Название | Век Наполеона. Реконструкция эпохи |
---|---|
Автор произведения | Сергей Тепляков |
Жанр | Биографии и Мемуары |
Серия | |
Издательство | Биографии и Мемуары |
Год выпуска | 2011 |
isbn | 978-5-88449-238-7 |
Но какова же его, толстовская, идеология? А вот: «В плену, в балагане, Пьер узнал не умом, а всем существом своим, жизнью, что человек сотворен для счастья, что счастье в нем самом, в удовлетворении естественных человеческих потребностей». Пить, есть, получать все роды удовольствий – вот для чего по Толстому рожден человек. В этом он в общем-то оправдывал еще и самого себя (Толстой в молодости любил жить – пил, играл в карты, а уж женщины «беспокоили» его почти до самой смерти).
Впрочем, пока еще это у Толстого дискуссия – в другом месте тому же Пьеру приходит видение: «Жизнь есть все.

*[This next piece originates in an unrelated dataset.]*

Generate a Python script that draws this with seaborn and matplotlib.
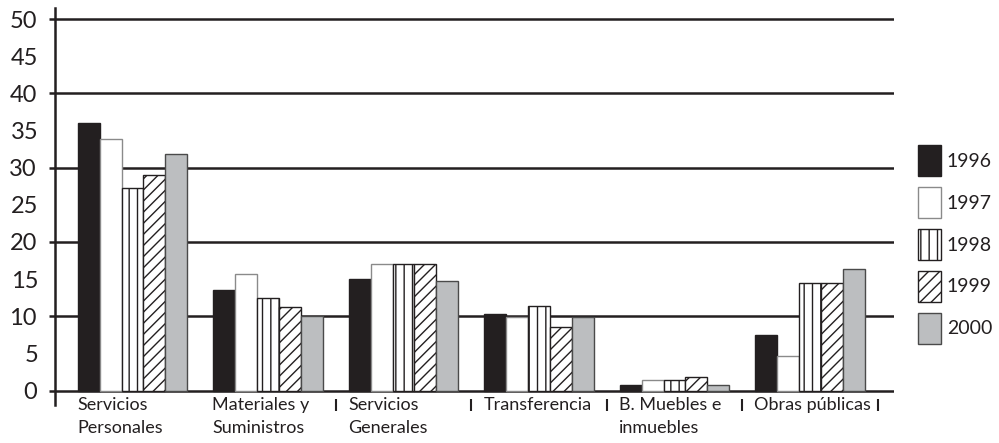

Жизнь есть Бог. Все перемещается и движется, и это движение есть Бог. И пока есть жизнь, есть наслаждение самосознания божества. Любить жизнь, любить Бога. Труднее и блаженнее всего любить эту жизнь в своих страданиях, в безвинности страданий». «Каратаев!», – вспомнилось Пьеру. И вдруг Пьеру представился, как живой, давно забытый, кроткий старичок учитель, который в Швейцарии преподавал Пьеру географию. «Постой», – сказал старичок. И он показал Пьеру глобус. Глобус этот был живой, колеблющийся шар, не имеющий размеров. Вся поверхность шара состояла из капель, плотно сжатых между собой. И капли эти все двигались, перемещались и то сливались из нескольких в одну, то из одной разделялись на многие. Каждая капля стремилась разлиться, захватить наибольшее пространство, но другие, стремясь к тому же, сжимали ее, иногда уничтожали, иногда сливались с нею. – Вот жизнь, – сказал старичок учитель. «Как это просто и ясно, – подумал Пьер. – Как я мог не знать этого прежде. В середине Бог, и каждая капля стремится расшириться, чтобы в наибольших размерах отражать его. И растет, сливается, и сжимается, и уничтожается на поверхности, уходит в глубину и опять всплывает…».
При этом известный по советскому курсу литературы представитель народа Платон Каратаев о Боге и говорит, и думает мало. Молится он так: «Господи Иисус Христос, Никола угодник, Фрола и Лавра, Господи Иисус Христос, Никола угодник! Фрола и Лавра, Господи Иисус Христос – помилуй и спаси нас!». Толстой, надо думать, и в самом деле где-то слышал эту молитву – вряд ли ведь придумал. Немногословен Каратаев в своем общении с Богом – но ведь чтобы понимать показания компаса и руководствоваться ими, не обязательно полностью знать курс навигации. Главное в Каратаеве – отношение к людям: в нем столько добра, что он как спичка зажигает добро в других. Француз, потребовавший себе оставшийся от пошива рубашки кусок материи, на который Каратаев уже строил планы, сначала вытребовал себе это полотно, а потом… отдал Каратаеву. «Вот поди ты, – сказал Каратаев, покачивая головой. – Говорят, нехристи, а тоже душа есть. (…) Сам голый, а вот отдал же».
(Впрочем, не тот ли француз потом, при отступлении, пристрелит Каратаева, когда он, обессилев, не сможет при подъеме встать в строй?).